### To be done
Write out the entire listing below exactly as it appears, minus any pictures.

### Data extract
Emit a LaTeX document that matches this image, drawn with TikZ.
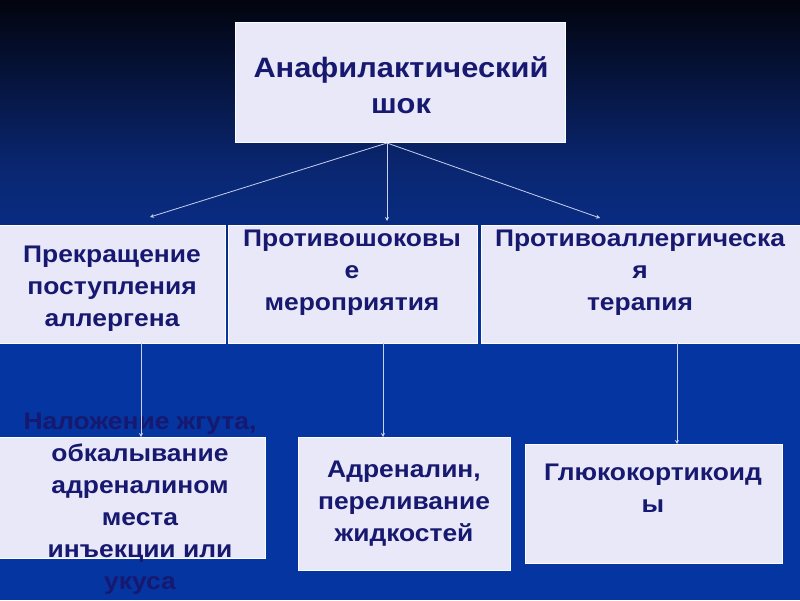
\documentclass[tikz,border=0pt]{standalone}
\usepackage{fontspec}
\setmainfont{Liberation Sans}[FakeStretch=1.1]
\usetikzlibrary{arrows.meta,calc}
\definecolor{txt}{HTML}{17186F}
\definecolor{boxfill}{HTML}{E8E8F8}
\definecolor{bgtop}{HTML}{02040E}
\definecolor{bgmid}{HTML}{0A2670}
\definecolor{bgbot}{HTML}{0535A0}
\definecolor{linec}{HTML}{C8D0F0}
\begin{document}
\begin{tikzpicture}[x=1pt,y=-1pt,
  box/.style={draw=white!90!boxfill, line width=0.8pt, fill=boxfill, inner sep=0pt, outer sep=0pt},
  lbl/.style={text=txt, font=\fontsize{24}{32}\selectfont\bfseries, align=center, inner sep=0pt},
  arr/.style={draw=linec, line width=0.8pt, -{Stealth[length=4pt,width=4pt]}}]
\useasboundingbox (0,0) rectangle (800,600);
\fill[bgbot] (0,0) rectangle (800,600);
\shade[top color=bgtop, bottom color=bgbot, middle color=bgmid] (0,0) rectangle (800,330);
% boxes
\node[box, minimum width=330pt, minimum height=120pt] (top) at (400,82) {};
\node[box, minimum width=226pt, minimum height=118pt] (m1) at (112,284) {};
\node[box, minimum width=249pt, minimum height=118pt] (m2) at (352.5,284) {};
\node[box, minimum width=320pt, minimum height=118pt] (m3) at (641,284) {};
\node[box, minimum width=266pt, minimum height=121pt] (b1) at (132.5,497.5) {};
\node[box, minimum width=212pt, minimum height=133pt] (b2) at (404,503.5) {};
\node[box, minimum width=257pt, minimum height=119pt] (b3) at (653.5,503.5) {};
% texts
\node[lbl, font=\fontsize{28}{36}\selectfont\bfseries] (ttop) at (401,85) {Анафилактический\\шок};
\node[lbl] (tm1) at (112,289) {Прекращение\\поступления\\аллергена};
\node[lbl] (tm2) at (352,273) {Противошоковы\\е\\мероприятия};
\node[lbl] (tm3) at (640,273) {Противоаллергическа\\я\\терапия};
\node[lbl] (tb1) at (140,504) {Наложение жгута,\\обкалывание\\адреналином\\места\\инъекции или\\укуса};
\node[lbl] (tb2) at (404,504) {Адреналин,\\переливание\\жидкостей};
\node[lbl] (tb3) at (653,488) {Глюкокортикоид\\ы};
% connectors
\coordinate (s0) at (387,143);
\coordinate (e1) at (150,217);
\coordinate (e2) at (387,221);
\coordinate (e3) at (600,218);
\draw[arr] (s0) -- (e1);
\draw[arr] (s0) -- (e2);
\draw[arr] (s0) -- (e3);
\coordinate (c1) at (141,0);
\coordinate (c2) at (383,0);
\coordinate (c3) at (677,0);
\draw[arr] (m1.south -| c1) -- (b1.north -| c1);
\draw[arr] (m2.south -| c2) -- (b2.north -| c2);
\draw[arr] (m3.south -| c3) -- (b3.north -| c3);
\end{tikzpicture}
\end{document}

### Answer for this exercise
Emit a LaTeX document that matches this image, drawn with TikZ.
\documentclass[tikz,border=0pt]{standalone}
\usepackage{fontspec}
\setmainfont{Liberation Sans}[FakeStretch=1.1]
\usetikzlibrary{arrows.meta,calc}
\definecolor{txt}{HTML}{17186F}
\definecolor{boxfill}{HTML}{E8E8F8}
\definecolor{bgtop}{HTML}{02040E}
\definecolor{bgmid}{HTML}{0A2670}
\definecolor{bgbot}{HTML}{0535A0}
\definecolor{linec}{HTML}{C8D0F0}
\begin{document}
\begin{tikzpicture}[x=1pt,y=-1pt,
  box/.style={draw=white!90!boxfill, line width=0.8pt, fill=boxfill, inner sep=0pt, outer sep=0pt},
  lbl/.style={text=txt, font=\fontsize{24}{32}\selectfont\bfseries, align=center, inner sep=0pt},
  arr/.style={draw=linec, line width=0.8pt, -{Stealth[length=4pt,width=4pt]}}]
\useasboundingbox (0,0) rectangle (800,600);
\fill[bgbot] (0,0) rectangle (800,600);
\shade[top color=bgtop, bottom color=bgbot, middle color=bgmid] (0,0) rectangle (800,330);
% boxes
\node[box, minimum width=330pt, minimum height=120pt] (top) at (400,82) {};
\node[box, minimum width=226pt, minimum height=118pt] (m1) at (112,284) {};
\node[box, minimum width=249pt, minimum height=118pt] (m2) at (352.5,284) {};
\node[box, minimum width=320pt, minimum height=118pt] (m3) at (641,284) {};
\node[box, minimum width=266pt, minimum height=121pt] (b1) at (132.5,497.5) {};
\node[box, minimum width=212pt, minimum height=133pt] (b2) at (404,503.5) {};
\node[box, minimum width=257pt, minimum height=119pt] (b3) at (653.5,503.5) {};
% texts
\node[lbl, font=\fontsize{28}{36}\selectfont\bfseries] (ttop) at (401,85) {Анафилактический\\шок};
\node[lbl] (tm1) at (112,289) {Прекращение\\поступления\\аллергена};
\node[lbl] (tm2) at (352,273) {Противошоковы\\е\\мероприятия};
\node[lbl] (tm3) at (640,273) {Противоаллергическа\\я\\терапия};
\node[lbl] (tb1) at (140,504) {Наложение жгута,\\обкалывание\\адреналином\\места\\инъекции или\\укуса};
\node[lbl] (tb2) at (404,504) {Адреналин,\\переливание\\жидкостей};
\node[lbl] (tb3) at (653,488) {Глюкокортикоид\\ы};
% connectors
\coordinate (s0) at (387,143);
\coordinate (e1) at (150,217);
\coordinate (e2) at (387,221);
\coordinate (e3) at (600,218);
\draw[arr] (s0) -- (e1);
\draw[arr] (s0) -- (e2);
\draw[arr] (s0) -- (e3);
\coordinate (c1) at (141,0);
\coordinate (c2) at (383,0);
\coordinate (c3) at (677,0);
\draw[arr] (m1.south -| c1) -- (b1.north -| c1);
\draw[arr] (m2.south -| c2) -- (b2.north -| c2);
\draw[arr] (m3.south -| c3) -- (b3.north -| c3);
\end{tikzpicture}
\end{document}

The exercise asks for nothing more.